June 9, 2014
Parodied Merchandise Does Not Violate Any Federal Laws, Public Citizen Tells ‘Ready for Hillary’ PAC
PAC Attempts to Stop Sale of Merchandise That Alters Slogan
WASHINGTON, D.C. – A Minnesota activist is once again facing the heat for his parody merchandise. Today, in response to a demand from a representative at the “Ready for Hillary” PAC to take down a parody design, Public Citizen sent a letter (PDF) stating that activist Dan McCall’s merchandise does not violate any intellectual property rights and is fully protected by the First Amendment.
The PAC sent notices to Zazzle.com and Cafepress.com – two online merchants – demanding they remove McCall’s design that pokes fun at the PAC’s slogan.
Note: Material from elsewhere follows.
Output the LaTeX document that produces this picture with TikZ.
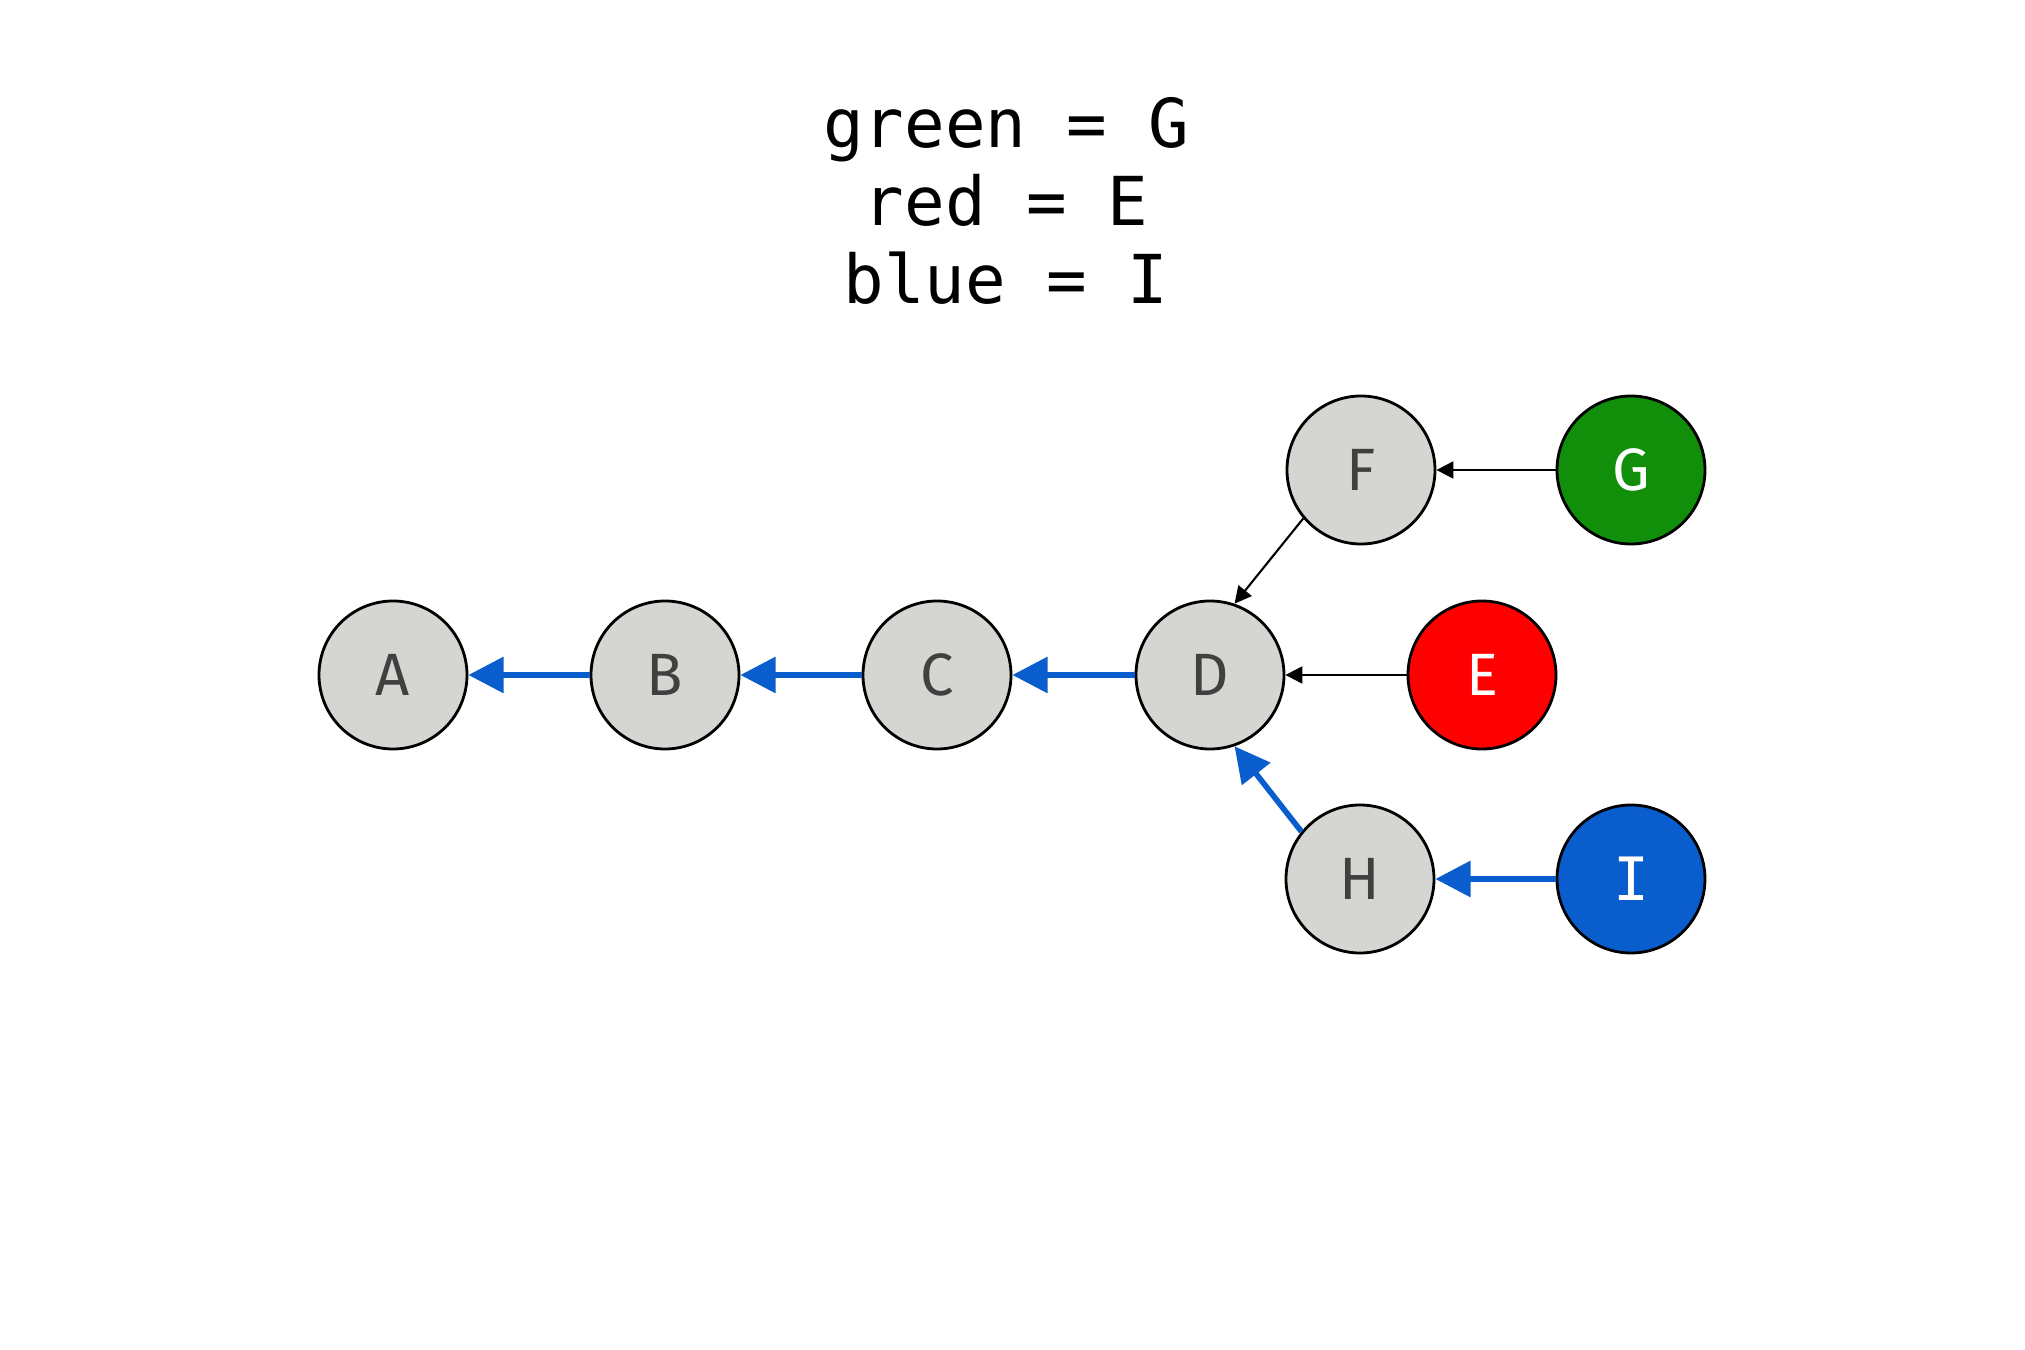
\documentclass[tikz,border=0pt]{standalone}
\usepackage{fontspec}
\setmainfont{Fira Sans}
\setmonofont{DejaVu Sans Mono}
\usetikzlibrary{arrows.meta}
\definecolor{cgray}{HTML}{D5D6D1}
\definecolor{cgreen}{HTML}{118E0A}
\definecolor{cred}{HTML}{FF0000}
\definecolor{cblue}{HTML}{0A5DCC}
\definecolor{ctext}{HTML}{404040}
\begin{document}
\begin{tikzpicture}
[n/.style={circle,draw,line width=0.8pt,inner sep=0pt,minimum size=1.48cm,font=\fontsize{17}{17}\selectfont},
 g/.style={n,fill=cgray,text=ctext}, k/.style={n,text=white},
 bl/.style={draw=cblue,line width=1.6pt,-{Triangle[length=10pt,width=10pt]}},
 th/.style={draw=black,line width=0.6pt,-{Triangle[length=4.8pt,width=4.8pt]}}]
\useasboundingbox (0,0) rectangle (20.25,13.5);
\node(title) at (10.06,11.49)[align=center,font=\ttfamily\fontsize{19.2}{22.3}\selectfont]{green = G\\red = E\\blue = I};
\node(a) at (3.93,6.75)[g]{A};\node(b) at (6.65,6.75)[g]{B};\node(c) at (9.37,6.75)[g]{C};
\node(d) at (12.10,6.75)[g]{D};\node(e) at (14.82,6.75)[k,fill=cred]{E};
\node(f) at (13.61,8.80)[g]{F};\node(gg) at (16.31,8.80)[k,fill=cgreen]{G};
\node(h) at (13.60,4.71)[g]{H};\node(i) at (16.31,4.71)[k,fill=cblue]{\ttfamily I};
\draw[bl](b)--(a);\draw[bl](c)--(b);\draw[bl](d)--(c);\draw[bl](h.141)--(d.-71);\draw[bl](i)--(h);
\draw[th](e)--(d);\draw[th](f.220)--(d.71);\draw[th](gg)--(f);
\end{tikzpicture}
\end{document}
McCall’s design, which was being sold on T-shirts, mugs, bumper stickers and more, altered the slogan “I’m Ready for Hillary,” to “I’m Ready for Oligarchy.”
Both companies have taken down the parodied merchandise; however, the letter today argues that McCall’s design is protected both under the intellectual property laws as well as the First Amendment. The Ready for Hillary PAC is an independent expenditure committee not authorized by any candidate or candidate’s committee.
“This is similar to cases we have seen in the past,” said Paul Alan Levy, attorney at Public Citizen. “Parodied merchandise, as the one in this case, does not violate any laws. The Ready for Hillary PAC needs to recognize Dan McCall’s First Amendment rights and rescind its issued notices.”
This isn’t the first time McCall has had to defend his rights as a parodist. In 2011, both the National Security Agency (NSA) and the Department of Homeland Security (DHS) sent cease-and-desist letters to Zazzle demanding they remove McCall’s satirical merchandise that used the agencies seals. After a 2013 lawsuit, filed by Public Citizen on behalf of McCall, NSA and DHS acknowledged that the merchandise does not violate federal law and McCall defended his right to continue selling the merchandise.
In the letter sent today, Public Citizen has given the PAC three days to retract its takedown demand. Absent a retraction, Public Citizen will file an action for a declaratory judgment of non-infringement, seeking damages for lost sales and an award of attorneys fees for the issuance of a frivolous takedown.